The novels often assume that the characters believe this. But if they were wrong, not sure the story would happy any different.
Richer people could more easily afford to create ems and give them a life of leisure. That's different from a central review system deciding who may become an em. Also, in Age of Em most ems are there to work, and exist because they are the most productive.
Science fiction novels often present future worlds in which certain technologies are more advanced than the present, yet they then remain stagnant for a very long time. That has always seemed unrealistic to me. Perhaps this is simply a sign of the limited imaginations of the authors. Another common but unrealistic story feature is implying there are no technological advances at all relative to the present day within major technical areas that are simply outside the story's main idea(s).
Why do these works always assume Ems have consciousness?
Or is that irrelevant?
"Higher levels are given nicer positions and privileges, while the lowest levels are not allowed to become ems."
Forgive me for being a neophyte to the idea of ems and uploaded consciousness, but isn't this above passage a given? The elite, those who believe themselves elite, the sons and daughters of the wealthy, and those who are friends of the uploaders: are not their places already reserved? And, if true, is not the Em concept a form of post-corporeal eugenics? A perfect life, without mental illness, creative madness, manic ideas.

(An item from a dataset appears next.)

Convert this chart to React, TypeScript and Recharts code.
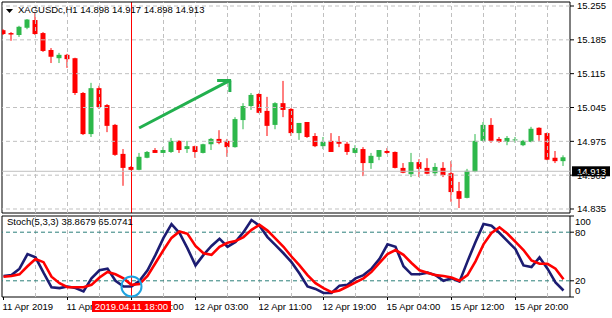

Sounds... boring.
One of the many good things that Age of Em accomplished: No worthwhile author can now write about emulated minds without taking your work into account. Sadly, not all writers are worthwhile.
It would be great if this work were a part of a larger genre that applies academic insights to help fiction writers with worldbuilding. The upshot of the work would be some sort of guide that might have the title: "Things Your Story Can't Have If You Want It to Make Sense, and Why Not." Now that I think about it, I bet a rationalist wiki would be a good place to crowdsource and host a guide like this.
It needs stuff like "If some magic or technology makes a person transparent to light, then his or her (transparent) eyes will see nothing."
In this world there is plenty of work left for em and human workers to do. This is not a world where all tasks are automated via software.
You should probably view these as post em societies, for even if ems still exist they have no apparent use, thus no intensive growth, only extensive growth of more ems. Their life of leisure is all they have and the only work for them, make-work, or play, such as entertaining others. No em procreation so little population pressure though an increasing amount of resources devoted to ems since there are no more efficiency gains to be extracted having reached stasis beyond extensive growth.